Hey Muhammad, Hell Ain't a Bad Place to Be



There must be a special place in Hell for the bloodthirsty, false prophet known as Muhammad.  And indeed according to Dante, there is.  The Florentine poet consigned this special piece of excrement to the Eighth Circle of Hell in his masterpiece, The Inferno.  Here is an excerpt describing Muhammad’s condition:

The Poets come to the edge of the NINTH BOLGIA and look down at a parade of hideously mutilated souls.  These are the SOWERS OF DISCORD, and just as their sin was to rend asunder what God had meant to be united, so are they hacked and torn through all eternity by a great demon with a bloody sword.  After each mutilation the souls are compelled to drag their broken bodies around the pit and to return to the demon, for in the course of the circuit their wounds knit in time to be inflicted anew.  Thus is the law of retribution observed, each sinner suffering according to his degree.

Among them Dante distinguishes three classes with varying degrees of guilt within each class.  First come the SOWERS OF RELIGIOUS DISCORD.  Mahomet is chief among them, and appears first, cleft from crotch to chin, with his organs dangling between his legs.  His son-in-law, Ali, drags on ahead of him, cleft from topknot to chin.  These reciprocal wounds symbolize Dante’s judgment that between them, these two sum up the total schism between Christianity and Mohammedanism.  The revolting details of Mahomet’s condition clearly imply Dante’s opinion of that doctrine.

And now an excerpt from the poem:

A wine tun when a stave or cant-bar starts
does not split open as wide as one I saw
split from his chin to the mouth with which man farts

Between his legs all of his red guts hung
with the heart, the lungs, the liver, the gall bladder,
and the shriveled sac that passes shit to the bung.

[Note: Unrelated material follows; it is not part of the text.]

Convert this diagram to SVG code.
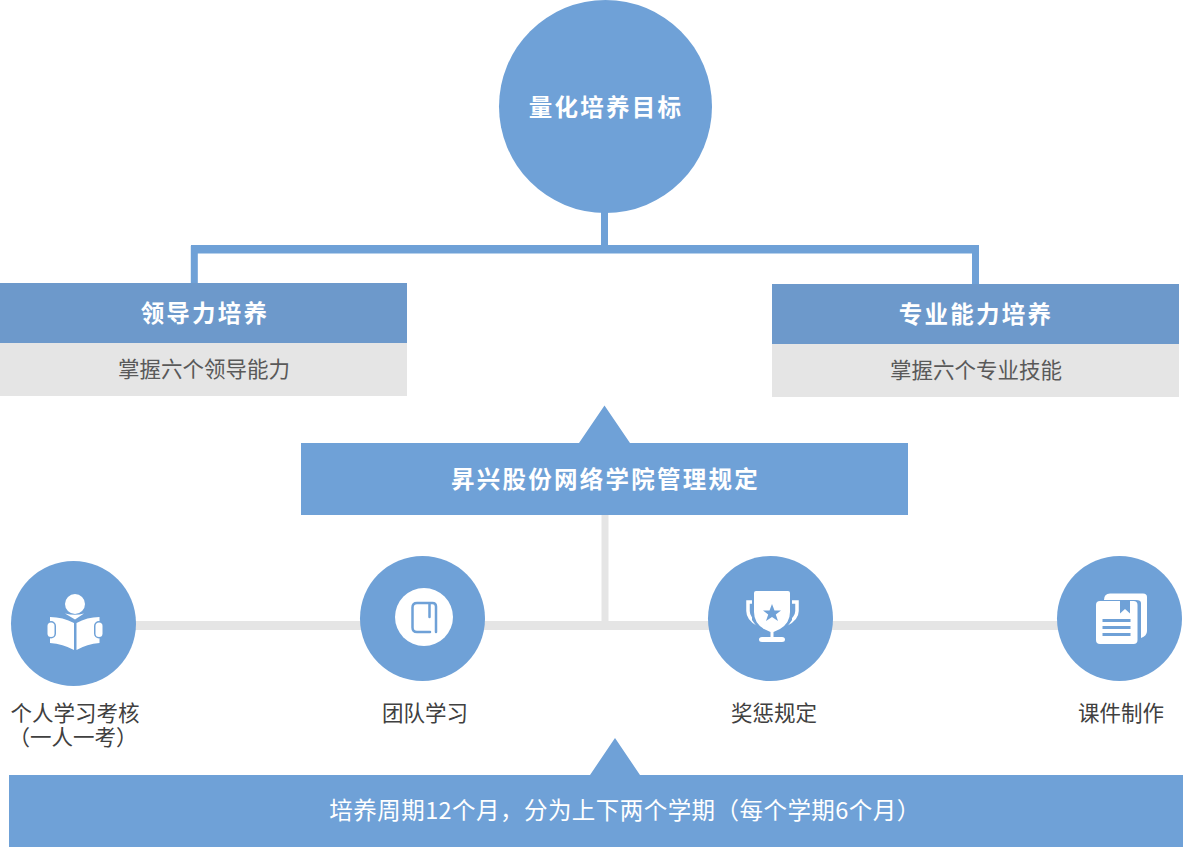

 I stood and stared at him from the stone shelf;
he noticed me and opening his own breast
with both hands cried: “See how I rip myself!

See how Mahomet’s mangled and split open!
Ahead of me walks Ali in his tears,
his head cleft from the top-knot to the chin.

And all the other souls that bleed and mourn
along this ditch were sowers of scandal and schism:
as they tore others apart, so are they torn.